## Problem to solve
From the listing that follows, reproduce only the lines from the one holding "Generate a component" through the one holding "const markStroke = '#222'", both included, with no pictures.
---------- Input material
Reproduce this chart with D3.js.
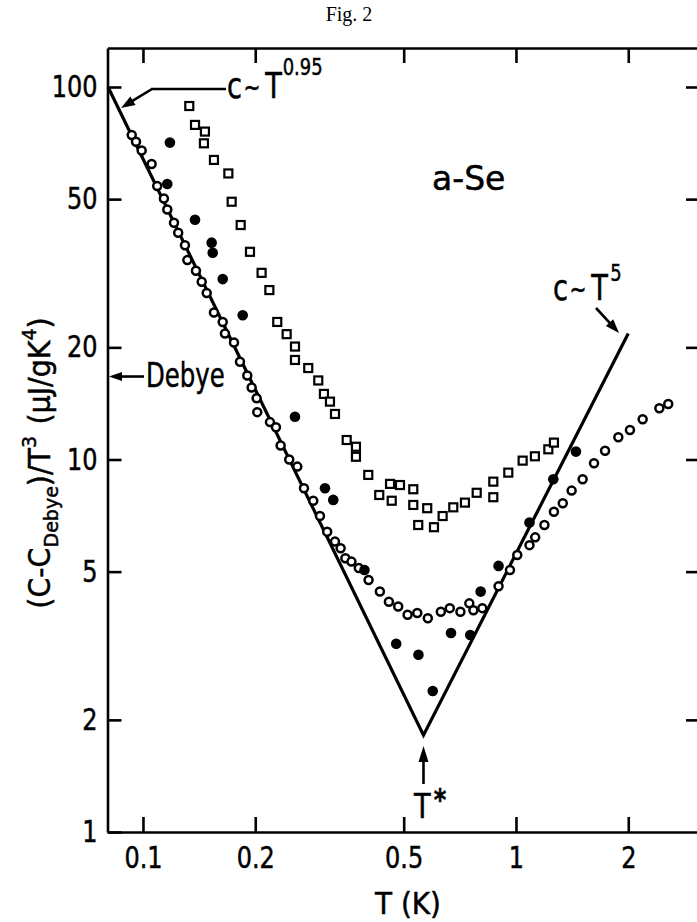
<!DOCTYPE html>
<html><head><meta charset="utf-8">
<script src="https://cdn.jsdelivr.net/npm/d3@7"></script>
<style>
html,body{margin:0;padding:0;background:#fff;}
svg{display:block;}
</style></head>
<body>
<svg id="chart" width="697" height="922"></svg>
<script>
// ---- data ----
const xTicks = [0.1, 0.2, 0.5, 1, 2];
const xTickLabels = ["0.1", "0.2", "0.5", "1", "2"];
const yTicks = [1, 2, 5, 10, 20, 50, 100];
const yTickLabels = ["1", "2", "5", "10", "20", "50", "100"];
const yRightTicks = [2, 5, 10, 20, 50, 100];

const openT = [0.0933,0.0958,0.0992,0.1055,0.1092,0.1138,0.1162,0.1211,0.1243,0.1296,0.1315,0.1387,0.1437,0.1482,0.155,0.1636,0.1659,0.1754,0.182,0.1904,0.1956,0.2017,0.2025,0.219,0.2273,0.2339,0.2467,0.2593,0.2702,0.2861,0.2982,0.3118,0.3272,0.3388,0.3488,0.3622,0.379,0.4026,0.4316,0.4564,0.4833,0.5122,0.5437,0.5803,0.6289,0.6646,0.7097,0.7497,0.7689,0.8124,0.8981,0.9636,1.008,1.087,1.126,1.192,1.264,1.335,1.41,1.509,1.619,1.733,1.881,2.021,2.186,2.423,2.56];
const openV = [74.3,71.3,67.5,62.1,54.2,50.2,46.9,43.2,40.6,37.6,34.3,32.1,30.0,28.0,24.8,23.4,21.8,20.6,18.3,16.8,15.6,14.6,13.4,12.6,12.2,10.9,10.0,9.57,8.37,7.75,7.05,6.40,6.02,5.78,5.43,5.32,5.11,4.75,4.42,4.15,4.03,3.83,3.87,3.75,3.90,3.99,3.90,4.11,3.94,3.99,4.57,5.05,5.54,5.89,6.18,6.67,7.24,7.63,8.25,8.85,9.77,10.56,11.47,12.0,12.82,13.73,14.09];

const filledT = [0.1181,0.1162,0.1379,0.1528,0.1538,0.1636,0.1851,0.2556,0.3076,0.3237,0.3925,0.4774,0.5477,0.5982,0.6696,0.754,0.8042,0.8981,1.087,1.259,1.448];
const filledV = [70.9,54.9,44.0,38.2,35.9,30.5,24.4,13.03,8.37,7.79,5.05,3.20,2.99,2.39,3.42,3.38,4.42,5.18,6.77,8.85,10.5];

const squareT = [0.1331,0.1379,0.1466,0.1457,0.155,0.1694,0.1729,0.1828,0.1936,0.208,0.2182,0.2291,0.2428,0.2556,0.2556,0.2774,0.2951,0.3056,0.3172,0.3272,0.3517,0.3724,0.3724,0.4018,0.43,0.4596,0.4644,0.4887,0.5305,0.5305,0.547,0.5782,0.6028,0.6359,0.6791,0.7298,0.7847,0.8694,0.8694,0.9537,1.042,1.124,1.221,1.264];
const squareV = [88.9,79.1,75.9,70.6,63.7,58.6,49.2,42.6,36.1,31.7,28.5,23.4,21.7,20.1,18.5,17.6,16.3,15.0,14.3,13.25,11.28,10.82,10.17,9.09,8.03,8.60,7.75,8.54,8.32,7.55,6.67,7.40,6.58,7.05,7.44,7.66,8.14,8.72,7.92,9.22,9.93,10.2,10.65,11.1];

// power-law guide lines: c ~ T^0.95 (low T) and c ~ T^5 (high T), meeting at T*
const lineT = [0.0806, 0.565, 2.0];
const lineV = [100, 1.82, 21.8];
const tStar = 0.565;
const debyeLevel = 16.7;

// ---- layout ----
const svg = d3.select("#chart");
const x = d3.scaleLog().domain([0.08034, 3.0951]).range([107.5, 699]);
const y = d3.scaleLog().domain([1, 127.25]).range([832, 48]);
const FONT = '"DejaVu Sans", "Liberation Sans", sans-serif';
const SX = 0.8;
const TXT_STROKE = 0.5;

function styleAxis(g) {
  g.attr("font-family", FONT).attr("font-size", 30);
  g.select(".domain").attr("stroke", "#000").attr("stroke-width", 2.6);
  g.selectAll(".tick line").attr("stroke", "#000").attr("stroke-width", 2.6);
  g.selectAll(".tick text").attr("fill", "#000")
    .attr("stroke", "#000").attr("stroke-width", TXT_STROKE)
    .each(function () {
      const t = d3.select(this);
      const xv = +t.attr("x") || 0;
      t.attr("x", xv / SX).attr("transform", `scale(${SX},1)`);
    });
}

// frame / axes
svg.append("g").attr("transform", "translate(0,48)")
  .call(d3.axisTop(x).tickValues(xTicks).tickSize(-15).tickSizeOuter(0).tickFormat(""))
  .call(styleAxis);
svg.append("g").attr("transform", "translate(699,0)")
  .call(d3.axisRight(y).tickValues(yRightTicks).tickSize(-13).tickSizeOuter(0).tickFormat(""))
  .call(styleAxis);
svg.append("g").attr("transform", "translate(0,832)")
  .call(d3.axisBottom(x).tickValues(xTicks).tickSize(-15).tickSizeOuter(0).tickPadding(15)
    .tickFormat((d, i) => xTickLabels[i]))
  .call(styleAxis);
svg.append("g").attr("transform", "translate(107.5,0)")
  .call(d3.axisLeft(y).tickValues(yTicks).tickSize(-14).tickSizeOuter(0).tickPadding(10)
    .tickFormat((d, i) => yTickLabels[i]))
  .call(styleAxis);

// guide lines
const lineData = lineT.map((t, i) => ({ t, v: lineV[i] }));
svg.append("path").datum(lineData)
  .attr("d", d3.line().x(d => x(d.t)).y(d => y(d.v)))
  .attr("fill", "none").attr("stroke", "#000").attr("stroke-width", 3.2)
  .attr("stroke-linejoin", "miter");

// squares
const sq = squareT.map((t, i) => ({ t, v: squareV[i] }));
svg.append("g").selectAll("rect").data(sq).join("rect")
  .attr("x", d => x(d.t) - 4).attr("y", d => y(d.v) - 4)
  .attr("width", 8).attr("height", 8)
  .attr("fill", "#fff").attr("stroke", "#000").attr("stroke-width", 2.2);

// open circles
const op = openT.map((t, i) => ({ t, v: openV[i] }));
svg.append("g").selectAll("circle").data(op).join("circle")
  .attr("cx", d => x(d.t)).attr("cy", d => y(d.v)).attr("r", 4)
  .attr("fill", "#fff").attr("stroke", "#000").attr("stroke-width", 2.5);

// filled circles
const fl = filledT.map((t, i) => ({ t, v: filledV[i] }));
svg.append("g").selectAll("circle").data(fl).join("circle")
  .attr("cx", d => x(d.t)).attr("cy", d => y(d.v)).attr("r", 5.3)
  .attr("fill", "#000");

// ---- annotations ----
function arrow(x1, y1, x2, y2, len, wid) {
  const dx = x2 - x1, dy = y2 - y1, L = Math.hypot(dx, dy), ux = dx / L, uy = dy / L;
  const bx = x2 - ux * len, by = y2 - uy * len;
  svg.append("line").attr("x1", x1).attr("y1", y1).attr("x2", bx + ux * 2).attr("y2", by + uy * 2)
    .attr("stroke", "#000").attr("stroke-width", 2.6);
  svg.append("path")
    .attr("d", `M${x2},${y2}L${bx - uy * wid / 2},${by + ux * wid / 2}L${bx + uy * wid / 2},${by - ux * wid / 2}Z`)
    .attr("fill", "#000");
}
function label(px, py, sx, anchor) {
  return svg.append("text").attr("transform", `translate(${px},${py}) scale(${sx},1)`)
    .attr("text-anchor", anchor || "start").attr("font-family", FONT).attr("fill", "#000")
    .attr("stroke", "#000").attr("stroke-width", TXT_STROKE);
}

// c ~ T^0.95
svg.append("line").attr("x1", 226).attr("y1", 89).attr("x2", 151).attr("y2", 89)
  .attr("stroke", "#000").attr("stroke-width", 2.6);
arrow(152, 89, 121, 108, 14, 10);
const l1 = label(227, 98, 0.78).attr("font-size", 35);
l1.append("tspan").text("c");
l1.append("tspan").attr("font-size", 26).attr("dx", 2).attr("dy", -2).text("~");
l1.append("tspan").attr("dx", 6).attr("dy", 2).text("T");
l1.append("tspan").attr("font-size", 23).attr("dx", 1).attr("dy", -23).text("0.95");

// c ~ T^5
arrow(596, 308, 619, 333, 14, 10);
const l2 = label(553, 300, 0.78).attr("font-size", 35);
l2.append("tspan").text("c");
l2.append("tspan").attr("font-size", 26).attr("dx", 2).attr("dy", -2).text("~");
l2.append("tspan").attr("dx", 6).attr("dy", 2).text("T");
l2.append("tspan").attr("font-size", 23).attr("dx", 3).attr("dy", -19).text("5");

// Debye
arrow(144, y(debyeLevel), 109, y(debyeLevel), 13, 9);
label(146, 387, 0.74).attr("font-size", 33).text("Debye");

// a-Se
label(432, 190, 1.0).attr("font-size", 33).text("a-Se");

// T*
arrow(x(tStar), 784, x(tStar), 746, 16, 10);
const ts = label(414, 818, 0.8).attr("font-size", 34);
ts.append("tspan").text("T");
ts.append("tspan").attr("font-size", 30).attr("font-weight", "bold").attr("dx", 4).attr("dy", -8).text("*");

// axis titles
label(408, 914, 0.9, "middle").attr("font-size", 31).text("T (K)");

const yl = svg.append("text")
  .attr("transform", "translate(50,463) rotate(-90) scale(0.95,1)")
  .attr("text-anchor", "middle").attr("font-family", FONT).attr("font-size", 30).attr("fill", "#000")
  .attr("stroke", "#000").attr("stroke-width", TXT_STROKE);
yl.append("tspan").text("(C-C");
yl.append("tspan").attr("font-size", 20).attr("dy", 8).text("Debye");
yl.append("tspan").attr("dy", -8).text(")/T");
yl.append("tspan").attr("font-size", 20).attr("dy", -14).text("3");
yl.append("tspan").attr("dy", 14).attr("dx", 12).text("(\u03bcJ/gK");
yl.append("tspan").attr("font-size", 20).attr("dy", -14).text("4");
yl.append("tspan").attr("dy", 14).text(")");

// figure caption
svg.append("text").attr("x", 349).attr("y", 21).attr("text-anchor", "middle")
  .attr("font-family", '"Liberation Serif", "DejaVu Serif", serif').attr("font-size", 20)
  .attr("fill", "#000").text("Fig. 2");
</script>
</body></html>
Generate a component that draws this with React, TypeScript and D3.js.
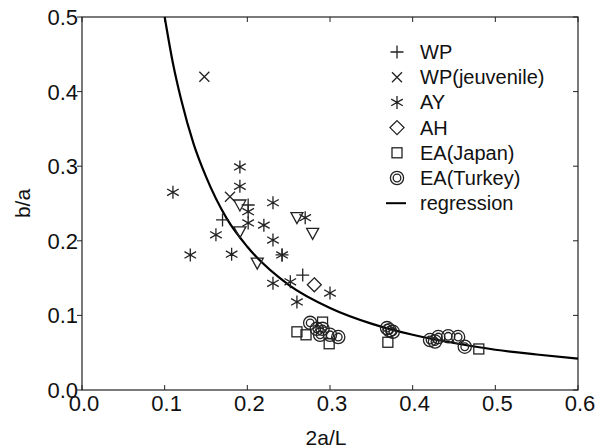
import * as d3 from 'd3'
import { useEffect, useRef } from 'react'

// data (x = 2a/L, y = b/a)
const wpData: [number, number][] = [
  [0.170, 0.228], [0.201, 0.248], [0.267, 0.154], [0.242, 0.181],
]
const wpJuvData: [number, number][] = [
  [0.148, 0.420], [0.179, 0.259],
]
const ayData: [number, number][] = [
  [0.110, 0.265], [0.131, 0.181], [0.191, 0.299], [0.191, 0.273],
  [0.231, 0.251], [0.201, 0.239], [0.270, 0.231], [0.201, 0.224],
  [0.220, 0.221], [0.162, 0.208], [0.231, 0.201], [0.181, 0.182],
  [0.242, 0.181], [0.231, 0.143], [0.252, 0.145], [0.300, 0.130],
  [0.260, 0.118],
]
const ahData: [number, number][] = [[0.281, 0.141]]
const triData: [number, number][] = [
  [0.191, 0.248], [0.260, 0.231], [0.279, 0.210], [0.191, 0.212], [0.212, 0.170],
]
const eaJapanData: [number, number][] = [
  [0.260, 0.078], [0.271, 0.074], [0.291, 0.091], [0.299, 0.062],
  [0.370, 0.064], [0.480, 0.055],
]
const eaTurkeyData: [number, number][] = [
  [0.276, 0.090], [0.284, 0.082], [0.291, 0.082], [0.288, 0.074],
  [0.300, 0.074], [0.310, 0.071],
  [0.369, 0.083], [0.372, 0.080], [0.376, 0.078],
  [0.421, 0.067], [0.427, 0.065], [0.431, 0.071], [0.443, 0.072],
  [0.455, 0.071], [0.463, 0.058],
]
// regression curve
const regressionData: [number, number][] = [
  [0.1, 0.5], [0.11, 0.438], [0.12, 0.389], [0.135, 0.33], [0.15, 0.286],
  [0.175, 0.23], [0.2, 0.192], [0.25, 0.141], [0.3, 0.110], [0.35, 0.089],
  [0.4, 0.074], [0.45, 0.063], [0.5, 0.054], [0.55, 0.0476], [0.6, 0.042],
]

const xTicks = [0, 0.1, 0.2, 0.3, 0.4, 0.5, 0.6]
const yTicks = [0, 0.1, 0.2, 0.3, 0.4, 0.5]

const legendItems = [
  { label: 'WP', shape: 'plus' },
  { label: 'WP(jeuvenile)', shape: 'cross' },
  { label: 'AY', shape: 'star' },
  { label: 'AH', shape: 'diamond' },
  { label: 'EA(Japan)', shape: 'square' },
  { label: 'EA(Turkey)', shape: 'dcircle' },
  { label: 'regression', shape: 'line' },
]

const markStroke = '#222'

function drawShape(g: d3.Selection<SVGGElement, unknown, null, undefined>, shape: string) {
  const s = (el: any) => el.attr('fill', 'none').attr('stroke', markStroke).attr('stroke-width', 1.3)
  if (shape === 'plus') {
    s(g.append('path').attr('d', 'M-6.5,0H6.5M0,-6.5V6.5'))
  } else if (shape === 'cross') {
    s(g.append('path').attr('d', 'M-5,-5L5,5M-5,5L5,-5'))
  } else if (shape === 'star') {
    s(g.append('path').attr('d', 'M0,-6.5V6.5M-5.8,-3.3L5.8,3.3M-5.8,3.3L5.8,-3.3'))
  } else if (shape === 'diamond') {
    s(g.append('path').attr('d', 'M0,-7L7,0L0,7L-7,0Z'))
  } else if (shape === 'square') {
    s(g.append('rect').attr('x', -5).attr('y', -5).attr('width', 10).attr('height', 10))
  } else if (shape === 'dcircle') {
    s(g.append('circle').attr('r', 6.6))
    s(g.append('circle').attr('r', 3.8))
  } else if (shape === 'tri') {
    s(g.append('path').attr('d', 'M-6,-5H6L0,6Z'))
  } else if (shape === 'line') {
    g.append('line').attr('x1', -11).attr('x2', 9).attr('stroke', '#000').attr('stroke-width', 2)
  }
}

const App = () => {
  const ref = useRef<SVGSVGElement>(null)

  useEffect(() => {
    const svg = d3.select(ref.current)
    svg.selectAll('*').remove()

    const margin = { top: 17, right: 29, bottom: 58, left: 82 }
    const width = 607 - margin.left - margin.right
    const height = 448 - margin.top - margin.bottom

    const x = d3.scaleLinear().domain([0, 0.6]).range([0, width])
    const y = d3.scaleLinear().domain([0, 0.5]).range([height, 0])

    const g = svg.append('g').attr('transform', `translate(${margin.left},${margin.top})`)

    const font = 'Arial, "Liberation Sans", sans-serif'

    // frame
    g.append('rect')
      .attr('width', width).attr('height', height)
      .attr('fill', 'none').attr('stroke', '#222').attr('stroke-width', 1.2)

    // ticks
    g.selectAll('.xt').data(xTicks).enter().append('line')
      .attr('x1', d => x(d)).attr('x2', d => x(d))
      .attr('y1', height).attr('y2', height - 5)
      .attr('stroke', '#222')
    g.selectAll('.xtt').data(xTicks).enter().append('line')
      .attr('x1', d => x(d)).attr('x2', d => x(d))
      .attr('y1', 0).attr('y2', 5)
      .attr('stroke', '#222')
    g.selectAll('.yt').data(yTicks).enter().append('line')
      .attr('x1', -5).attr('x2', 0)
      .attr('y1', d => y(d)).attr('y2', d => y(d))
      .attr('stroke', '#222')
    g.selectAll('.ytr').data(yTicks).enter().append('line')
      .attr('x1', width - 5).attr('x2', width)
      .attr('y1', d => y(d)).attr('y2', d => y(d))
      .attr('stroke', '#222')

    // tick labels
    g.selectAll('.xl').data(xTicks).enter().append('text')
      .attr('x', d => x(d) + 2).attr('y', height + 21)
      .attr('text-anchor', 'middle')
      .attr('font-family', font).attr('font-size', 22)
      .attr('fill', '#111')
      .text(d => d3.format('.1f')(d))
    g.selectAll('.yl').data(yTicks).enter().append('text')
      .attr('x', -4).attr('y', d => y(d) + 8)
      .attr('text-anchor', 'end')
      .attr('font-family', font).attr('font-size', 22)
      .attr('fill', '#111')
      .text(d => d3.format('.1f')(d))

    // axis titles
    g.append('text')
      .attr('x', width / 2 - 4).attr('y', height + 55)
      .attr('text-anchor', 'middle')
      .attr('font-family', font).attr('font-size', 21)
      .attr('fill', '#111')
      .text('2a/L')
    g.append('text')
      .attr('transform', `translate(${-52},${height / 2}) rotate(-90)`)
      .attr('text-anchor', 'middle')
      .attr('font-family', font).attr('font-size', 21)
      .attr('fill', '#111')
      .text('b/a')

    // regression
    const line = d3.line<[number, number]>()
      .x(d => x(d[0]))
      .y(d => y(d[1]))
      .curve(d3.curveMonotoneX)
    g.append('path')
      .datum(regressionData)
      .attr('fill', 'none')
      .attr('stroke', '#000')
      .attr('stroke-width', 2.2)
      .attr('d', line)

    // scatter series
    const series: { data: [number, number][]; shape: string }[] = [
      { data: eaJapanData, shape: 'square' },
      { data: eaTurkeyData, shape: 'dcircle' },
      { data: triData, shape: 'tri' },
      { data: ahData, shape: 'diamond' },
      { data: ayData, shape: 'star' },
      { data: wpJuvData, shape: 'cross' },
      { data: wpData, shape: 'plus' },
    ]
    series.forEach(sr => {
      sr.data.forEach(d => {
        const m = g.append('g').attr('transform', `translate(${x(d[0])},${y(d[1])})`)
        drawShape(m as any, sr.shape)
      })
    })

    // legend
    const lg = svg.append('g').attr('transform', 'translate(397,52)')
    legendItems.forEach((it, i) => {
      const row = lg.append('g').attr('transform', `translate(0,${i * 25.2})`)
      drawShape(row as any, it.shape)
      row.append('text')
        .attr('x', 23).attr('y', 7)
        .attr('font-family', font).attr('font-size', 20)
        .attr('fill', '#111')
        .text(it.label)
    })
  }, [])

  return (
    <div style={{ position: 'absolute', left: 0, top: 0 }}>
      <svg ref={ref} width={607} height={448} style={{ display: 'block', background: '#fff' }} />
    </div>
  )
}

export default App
--------------------
## Task output
Generate a component that draws this with React, TypeScript and D3.js.
import * as d3 from 'd3'
import { useEffect, useRef } from 'react'

// data (x = 2a/L, y = b/a)
const wpData: [number, number][] = [
  [0.170, 0.228], [0.201, 0.248], [0.267, 0.154], [0.242, 0.181],
]
const wpJuvData: [number, number][] = [
  [0.148, 0.420], [0.179, 0.259],
]
const ayData: [number, number][] = [
  [0.110, 0.265], [0.131, 0.181], [0.191, 0.299], [0.191, 0.273],
  [0.231, 0.251], [0.201, 0.239], [0.270, 0.231], [0.201, 0.224],
  [0.220, 0.221], [0.162, 0.208], [0.231, 0.201], [0.181, 0.182],
  [0.242, 0.181], [0.231, 0.143], [0.252, 0.145], [0.300, 0.130],
  [0.260, 0.118],
]
const ahData: [number, number][] = [[0.281, 0.141]]
const triData: [number, number][] = [
  [0.191, 0.248], [0.260, 0.231], [0.279, 0.210], [0.191, 0.212], [0.212, 0.170],
]
const eaJapanData: [number, number][] = [
  [0.260, 0.078], [0.271, 0.074], [0.291, 0.091], [0.299, 0.062],
  [0.370, 0.064], [0.480, 0.055],
]
const eaTurkeyData: [number, number][] = [
  [0.276, 0.090], [0.284, 0.082], [0.291, 0.082], [0.288, 0.074],
  [0.300, 0.074], [0.310, 0.071],
  [0.369, 0.083], [0.372, 0.080], [0.376, 0.078],
  [0.421, 0.067], [0.427, 0.065], [0.431, 0.071], [0.443, 0.072],
  [0.455, 0.071], [0.463, 0.058],
]
// regression curve
const regressionData: [number, number][] = [
  [0.1, 0.5], [0.11, 0.438], [0.12, 0.389], [0.135, 0.33], [0.15, 0.286],
  [0.175, 0.23], [0.2, 0.192], [0.25, 0.141], [0.3, 0.110], [0.35, 0.089],
  [0.4, 0.074], [0.45, 0.063], [0.5, 0.054], [0.55, 0.0476], [0.6, 0.042],
]

const xTicks = [0, 0.1, 0.2, 0.3, 0.4, 0.5, 0.6]
const yTicks = [0, 0.1, 0.2, 0.3, 0.4, 0.5]

const legendItems = [
  { label: 'WP', shape: 'plus' },
  { label: 'WP(jeuvenile)', shape: 'cross' },
  { label: 'AY', shape: 'star' },
  { label: 'AH', shape: 'diamond' },
  { label: 'EA(Japan)', shape: 'square' },
  { label: 'EA(Turkey)', shape: 'dcircle' },
  { label: 'regression', shape: 'line' },
]

const markStroke = '#222'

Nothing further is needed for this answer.